Hindrance to Modern Speed bei Sehsaal, Wien


Pawel Szostak


Zentagasse 38, 1050 Wien

KünstlerInen: Rui Miguel Leitao Ferreira, Thilo Jenssen, Daniel Moldoveanu, Carolina Laura Rotter, Pawel Szostak, Edin Zenun

Titel: Hindrance to Modern Speed

Datum: 10. Oktober - 19. Oktober 2018

Fotografie: Courtesy Daniel Moldoveanu | Foto: kunst-dokumentation.com

Notiz: Organisiert von Daniel Moldoveanu


The artwork as an entity to be given time to and in reverse, a greedy object forcefully seducing the observer to delay modern rapidity and replace it with primitive evaluation based on curiosity, is explored under the context of painting, sculpture and film. Here, layering plays a totalitarian role; context layering, figurative, abstract, subjective or chemical. What are the methodologies at hand, with which we can slow down superficial viewing and observatory processes imposed by a rapidly moving digital world?

Rui Miguel Leitao Ferreira’s way of painting is conceptual and intense. The works constitute tension between figurative and abstract and are generated by creating thick figurative coloured linear images (silhouettes) onto one canvas, which then get glued on to the next and ripped of once dry. Here, the hyper layered surface of colour and texture, offers viewers a complex display between abstraction and figuration, high and low, careful and careless encouraging a multitude of reading perspectives within one surface.

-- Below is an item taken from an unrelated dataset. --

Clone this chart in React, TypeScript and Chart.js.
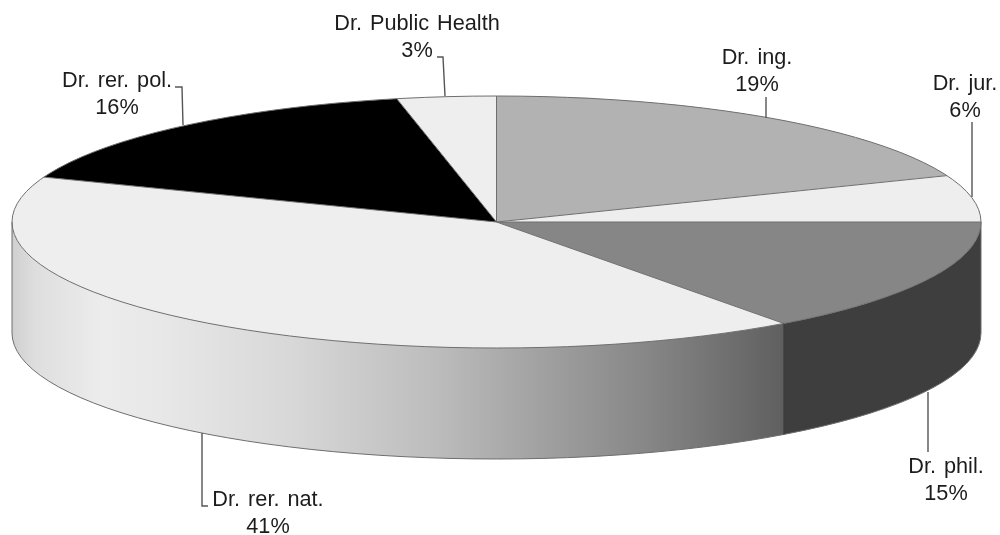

Daniel Moldoveanu’s paintings are built on a theory of over-filling the canvas with figurative elements and then reunifying all of them by overpainting the surface with white, often using materials such as correction pen and marker to cover and convey a seemingly abstract surface. The figurative elements refer to two-dimensional painting as a fast-communicative tool during historical cultural practices.

Pawel Szostak’s video work, entitled “MIV”, takes a critical stance on depersonalized content which surfaces the internet and remains unobserved. As a way of multiplying tensions and sharpen observance, the work overlaps different found footages (which have all been titled by You Tube as “MVI”), in a purposefully algorithm generated aesthetic and shapes up a chaotic, permanently moving hybrid – confusing both the eye and mind.

Arriving at the abstract, Edin Zenun’s paintings offer a different position generating the same outcome. Here, it is material and the way colours interact to their surroundings (on the canvas but also in physical space), in a both precise and a homogeneous idiom that seeks out whispers of attention. His practice is based on a lengthily time- based painting procedure which aims at morphing the composition in till it reaches immunity to time itself.

The title of Thilo Jenssen’s works “Palermo Desire” makes reference to the late German minimalist painter Blinky Palermo. As means to convert and translate minimalist paintings into objects, every glass contains an assortment of both high and low sugar alcohol, putting in question the social connotations of different beverages. The sculptures change their coloristic spectrum with time offering an even wider spectrum of transitions.

Carolina Laura Rotter’s sculpture modulates a kind of layering, which is based on context and perception. The display as an art-object is modulated considering theories of speculative realism and further explores object relations. Concluding that the coloured glass surfaces are there for the layer of sensual experience between an object and a subject or a viewer, the foundation of the work is unique in its contradictory physical singularity but multiple facets of context.